Today’s Solutions: April 18, 2024

What do you like to do with your “free time”? Or, perhaps more apt, do you get any time that is free? Time during which nothing has been planned, time that is okay to spend lost in thought, time that is completely…yours?
 

For adults, such time is often seen as a luxury, a bonus. Having it or prioritizing it can cause us to feel guilty and thinking that we should be doing something more “productive.” We often are quick to give it up, too, as if having “nothing” planned for a given moment obligates us to fill it with a scheduled activity if someone asks.
 

Typically, this isn’t a problem when we were kids; in fact, the younger I picture myself the more free time I think I had. And of the many things I would do with that time (riding my bike to no place in particular, inventing games in my room, playing outside), quite a few centered on my favorite sport — hockey. I collected hockey cards, attended hockey games, counted down the minutes until the start of Hockey Night in Canada, the televised game of the week.
 

One of the top players when I was growing up was the goalie for the Montreal Canadiens, Ken Dryden. Unlike a lot of professional athletes, Dryden demonstrated an intellectual side. He took a year off from hockey to complete law school. He has written several books and has served in Canadian government.
 

Among his books is one called The Game, a cerebral, philosophical inquiry into the game of hockey. In the book he discusses the importance of free time. He is lamenting the fact that children these days spend so little time just playing hockey for the fun of it.
 

He writes, “It all has to do with the way we look at free time. Constantly preoccupied with time and keeping ourselves busy, we treat non-school, non-sleeping, or non-eating time, unbudgeted free time, with suspicion and no little fear. For, while it may offer opportunity to learn and do new things, we worry that the time we once spent reading, kicking a ball, or mindlessly coddling a puck might be used destructively, in front of TV, or ‘getting into trouble’ in endless ways. So we organize free time, scheduling it into lessons – ballet, piano, French – into organizations, teams, and clubs, fragmenting it into impossible-to-be-boring segments, creating in ourselves a mental metabolism geared to moving on, making free time distinctly unfree.”
 

Dryden goes on in the book to introduce the reader to one of his teammates, a player of amazing ability by the name of Guy Lafleur. Lafleur was the star of stars, the best player in hockey for most of the 70′s. Dryden talks about how Lafleur would literally spend hours alone on the ice, fully immersed in the moment. He believes it is during this time that Lafleur’s elite skills developed.
 

“It is in free time that the special players develop, not in the competitive expedience of games, in hour-long practices once a week, in mechanical devotion to packaged, processed, coaching-manual, hockey-school skills.
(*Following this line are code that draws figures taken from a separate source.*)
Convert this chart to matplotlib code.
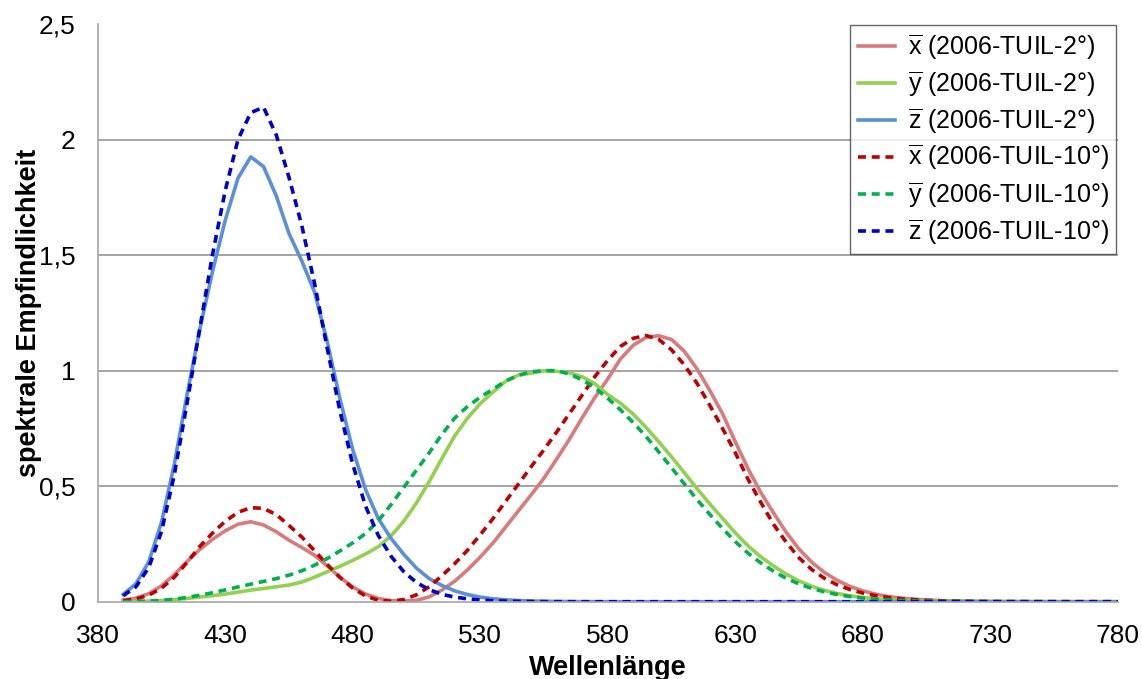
import matplotlib
matplotlib.use("Agg")
import matplotlib.pyplot as plt
from matplotlib.ticker import FuncFormatter, FixedLocator, MultipleLocator

plt.rcParams["font.family"] = ["Liberation Sans", "DejaVu Sans"]
plt.rcParams["mathtext.fontset"] = "custom"
plt.rcParams["mathtext.rm"] = "Liberation Sans"

# wavelengths 390..780 nm in 5 nm steps
wavelength = list(range(390, 785, 5))
x_ticks = list(range(380, 781, 50))

# 2 degree observer
x_2 = [0.0066, 0.0158, 0.0348, 0.0685, 0.1170, 0.1740, 0.2260, 0.2700, 0.3070, 0.3355,
       0.3460, 0.3320, 0.3030, 0.2660, 0.2350, 0.2010, 0.1550, 0.1055, 0.0640, 0.0334,
       0.0140, 0.0048, 0.0030, 0.0060, 0.0211, 0.0505, 0.0891, 0.1378, 0.1935, 0.2544,
       0.3239, 0.3940, 0.4630, 0.5350, 0.6180, 0.7040, 0.7968, 0.8853, 0.9638, 1.0510,
       1.1098, 1.1436, 1.1510, 1.1348, 1.0839, 1.0073, 0.9143, 0.8136, 0.6925, 0.5755,
       0.4731, 0.3845, 0.2997, 0.2278, 0.1708, 0.1264, 0.0922, 0.0664, 0.0471, 0.0329,
       0.0226, 0.0158, 0.0110, 0.0076, 0.0052, 0.0036, 0.0025, 0.0017, 0.0012, 0.0008,
       0.0006, 0.0004, 0.0003, 0.0002, 0.0001, 0.0001, 0.0001, 0.0001, 0.0000]
y_2 = [0.0004, 0.0011, 0.0025, 0.0050, 0.0091, 0.0143, 0.0203, 0.0261, 0.0332, 0.0416,
       0.0503, 0.0574, 0.0647, 0.0724, 0.0851, 0.1060, 0.1299, 0.1535, 0.1788, 0.2065,
       0.2379, 0.2851, 0.3484, 0.4278, 0.5205, 0.6206, 0.7181, 0.7946, 0.8576, 0.9071,
       0.9545, 0.9814, 0.9890, 0.9995, 0.9968, 0.9903, 0.9733, 0.9425, 0.8964, 0.8587,
       0.8116, 0.7545, 0.6919, 0.6270, 0.5584, 0.4896, 0.4230, 0.3609, 0.2981, 0.2417,
       0.1943, 0.1547, 0.1193, 0.0898, 0.0667, 0.0490, 0.0356, 0.0255, 0.0181, 0.0126,
       0.0087, 0.0060, 0.0042, 0.0029, 0.0020, 0.0014, 0.0009, 0.0007, 0.0005, 0.0003,
       0.0002, 0.0002, 0.0001, 0.0001, 0.0001, 0.0000, 0.0000, 0.0000, 0.0000]
z_2 = [0.0320, 0.0780, 0.1730, 0.3440, 0.5940, 0.8950, 1.1780, 1.4290, 1.6510, 1.8330,
       1.9250, 1.8830, 1.7560, 1.5930, 1.4750, 1.3400, 1.1250, 0.8770, 0.6580, 0.4860,
       0.3600, 0.2740, 0.2050, 0.1450, 0.1000, 0.0700, 0.0470, 0.0310, 0.0200, 0.0128,
       0.0080, 0.0050, 0.0031, 0.0019, 0.0012, 0.0007, 0.0004, 0.0003, 0.0002, 0.0001,
       0.0001, 0.0000, 0.0000, 0.0000, 0.0000, 0.0000, 0.0000, 0.0000, 0.0000, 0.0000,
       0.0000, 0.0000, 0.0000, 0.0000, 0.0000, 0.0000, 0.0000, 0.0000, 0.0000, 0.0000,
       0.0000, 0.0000, 0.0000, 0.0000, 0.0000, 0.0000, 0.0000, 0.0000, 0.0000, 0.0000,
       0.0000, 0.0000, 0.0000, 0.0000, 0.0000, 0.0000, 0.0000, 0.0000, 0.0000]

# 10 degree observer
x_10 = [0.0048, 0.0121, 0.0282, 0.0586, 0.1058, 0.1700, 0.2390, 0.2970, 0.3480, 0.3870,
        0.4070, 0.4040, 0.3770, 0.3300, 0.2800, 0.2210, 0.1610, 0.1050, 0.0590, 0.0250,
        0.0064, 0.0022, 0.0096, 0.0300, 0.0650, 0.1130, 0.1650, 0.2230, 0.2900, 0.3600,
        0.4350, 0.5100, 0.5850, 0.6580, 0.7350, 0.8150, 0.8950, 0.9750, 1.0450, 1.1050,
        1.1400, 1.1520, 1.1350, 1.0900, 1.0250, 0.9450, 0.8500, 0.7500, 0.6450, 0.5300,
        0.4300, 0.3350, 0.2570, 0.1900, 0.1390, 0.1010, 0.0730, 0.0525, 0.0375, 0.0265,
        0.0185, 0.0129, 0.0090, 0.0063, 0.0044, 0.0030, 0.0021, 0.0015, 0.0010, 0.0007,
        0.0005, 0.0004, 0.0003, 0.0002, 0.0001, 0.0001, 0.0001, 0.0000, 0.0000]
y_10 = [0.0004, 0.0011, 0.0026, 0.0057, 0.0110, 0.0190, 0.0280, 0.0390, 0.0510, 0.0640,
        0.0760, 0.0880, 0.1000, 0.1150, 0.1340, 0.1580, 0.1870, 0.2200, 0.2550, 0.2950,
        0.3500, 0.4200, 0.4950, 0.5700, 0.6450, 0.7250, 0.7950, 0.8450, 0.8850, 0.9200,
        0.9550, 0.9800, 0.9950, 1.0000, 1.0000, 0.9850, 0.9600, 0.9250, 0.8800, 0.8300,
        0.7750, 0.7150, 0.6480, 0.5800, 0.5100, 0.4420, 0.3780, 0.3170, 0.2600, 0.2100,
        0.1680, 0.1320, 0.1010, 0.0770, 0.0575, 0.0425, 0.0310, 0.0222, 0.0160, 0.0113,
        0.0080, 0.0056, 0.0039, 0.0027, 0.0019, 0.0013, 0.0009, 0.0006, 0.0004, 0.0003,
        0.0002, 0.0002, 0.0001, 0.0001, 0.0000, 0.0000, 0.0000, 0.0000, 0.0000]
z_10 = [0.0260, 0.0650, 0.1480, 0.3040, 0.5480, 0.8580, 1.1820, 1.5020, 1.7800, 2.0000,
        2.1160, 2.1400, 2.0200, 1.8360, 1.6280, 1.3780, 1.0960, 0.8240, 0.5940, 0.4140,
        0.2870, 0.1970, 0.1300, 0.0830, 0.0520, 0.0320, 0.0200, 0.0125, 0.0075, 0.0045,
        0.0027, 0.0016, 0.0010, 0.0006, 0.0003, 0.0002, 0.0001, 0.0001, 0.0000, 0.0000,
        0.0000, 0.0000, 0.0000, 0.0000, 0.0000, 0.0000, 0.0000, 0.0000, 0.0000, 0.0000,
        0.0000, 0.0000, 0.0000, 0.0000, 0.0000, 0.0000, 0.0000, 0.0000, 0.0000, 0.0000,
        0.0000, 0.0000, 0.0000, 0.0000, 0.0000, 0.0000, 0.0000, 0.0000, 0.0000, 0.0000,
        0.0000, 0.0000, 0.0000, 0.0000, 0.0000, 0.0000, 0.0000, 0.0000, 0.0000]

labels = [r"$\overline{\mathrm{x}}$ (2006-TUIL-2°)",
          r"$\overline{\mathrm{y}}$ (2006-TUIL-2°)",
          r"$\overline{\mathrm{z}}$ (2006-TUIL-2°)",
          r"$\overline{\mathrm{x}}$ (2006-TUIL-10°)",
          r"$\overline{\mathrm{y}}$ (2006-TUIL-10°)",
          r"$\overline{\mathrm{z}}$ (2006-TUIL-10°)"]

fig = plt.figure(figsize=(11.42, 6.79), dpi=100)
ax = fig.add_axes([0.0856, 0.1138, 0.8932, 0.8509])

solid_colors = ["#D77B7C", "#92D050", "#5B8FD6"]
dash_colors = ["#C00000", "#00B050", "#0000CC"]

for vals, col, lab in zip([x_2, y_2, z_2], solid_colors, labels[:3]):
    ax.plot(wavelength, vals, color=col, lw=2.6, label=lab, solid_joinstyle="round")
for vals, col, lab in zip([x_10, y_10, z_10], dash_colors, labels[3:]):
    ax.plot(wavelength, vals, color=col, lw=2.6, ls=(0, (2.2, 1.6)), label=lab)

ax.set_xlim(380, 780)
ax.set_ylim(0, 2.5)
ax.xaxis.set_major_locator(FixedLocator(x_ticks))
ax.yaxis.set_major_locator(MultipleLocator(0.5))
ax.yaxis.set_major_formatter(FuncFormatter(lambda v, p: f"{v:g}".replace(".", ",")))

for v in [0.5, 1.0, 1.5, 2.0]:
    ax.axhline(v, color="#8C8C8C", lw=1.1, zorder=0)

for s in ["top", "right"]:
    ax.spines[s].set_visible(False)
for s in ["left", "bottom"]:
    ax.spines[s].set_color("#A6A6A6")
    ax.spines[s].set_linewidth(1.2)

ax.tick_params(axis="both", length=0, labelsize=19, pad=16)
ax.set_xlabel("Wellenlänge", fontsize=19.5, fontweight="bold", labelpad=5)
ax.set_ylabel("spektrale Empfindlichkeit", fontsize=19.5, fontweight="bold")
ax.yaxis.set_label_coords(-0.055, 0.5)

leg = ax.legend(loc="upper right", bbox_to_anchor=(0.9772, 0.9632),
                bbox_transform=fig.transFigure, fontsize=18, frameon=True,
                fancybox=False, handlelength=1.5, handletextpad=0.5,
                labelspacing=0.3, borderpad=0.3, borderaxespad=0)
leg.get_frame().set_edgecolor("#404040")
leg.get_frame().set_linewidth(1.0)

fig.savefig("out.png", dpi=100)
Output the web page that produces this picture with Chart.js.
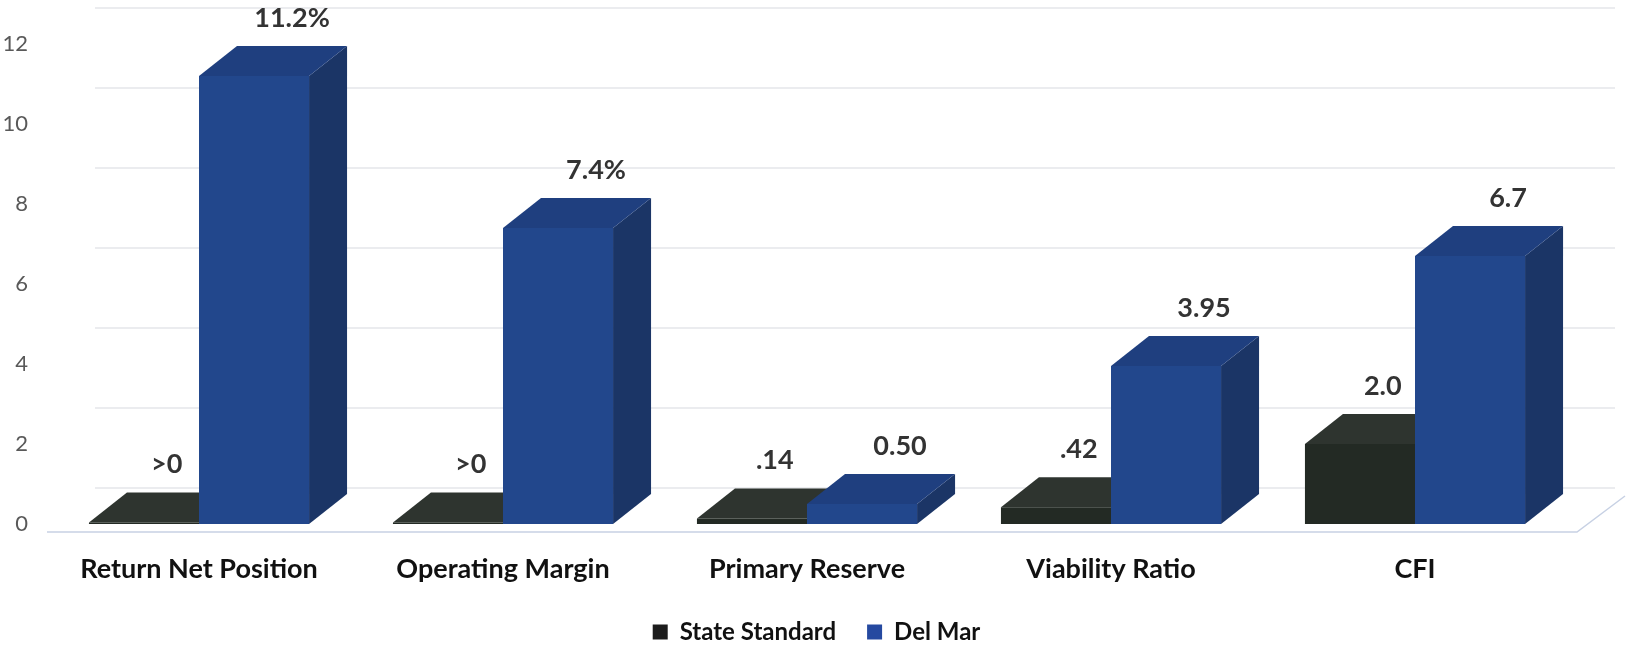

For while skills are necessary, setting out as they do the limits of anything, more is needed to transform those skills into something special. Mostly it is time – unencumbered, unhurried, time of a different quality, more time, time to find wrong answers to find a few that are right; time to find your own right answers; time for skills to be practiced to set higher limits, to settle and assimilate and become fully and completely yours, to organize and combine with other skills comfortably and easily in some uniquely personal way, then to set loose, trusted, to find new instinctive directions to take, to create.”
 

Dryden makes his point well about an elite athlete like Lafleur, but I think the same need for “unencumbered, unhurried time” exists in us all. Being on sabbatical last year helped me consider the importance of free time. I made sure I took time to think and reflect, time to go for walks, and, perhaps most importantly, I took the time to do things that may seem frivolous to others but help me find my center.
 

“But without such time a player is like a student cramming for exams. His skills are like answers memorized by his body, specific, limited to what is expected, random and separate, with no overviews to organize and bring them together. And for those times when more is demanded, when new unexpected circumstances come up, when answers are asked for things you’ve never learned, when you must intuit and piece together what you already know to find new answers, memorizing isn’t enough. It’s the difference between knowledge and understanding, between a super-achiever and a wise old man. And it’s the difference between a modern suburban player and a player like Lafleur.”
 

Put another way, it’s the difference between any of us plodding along in life or moving closer to reaching our full potential.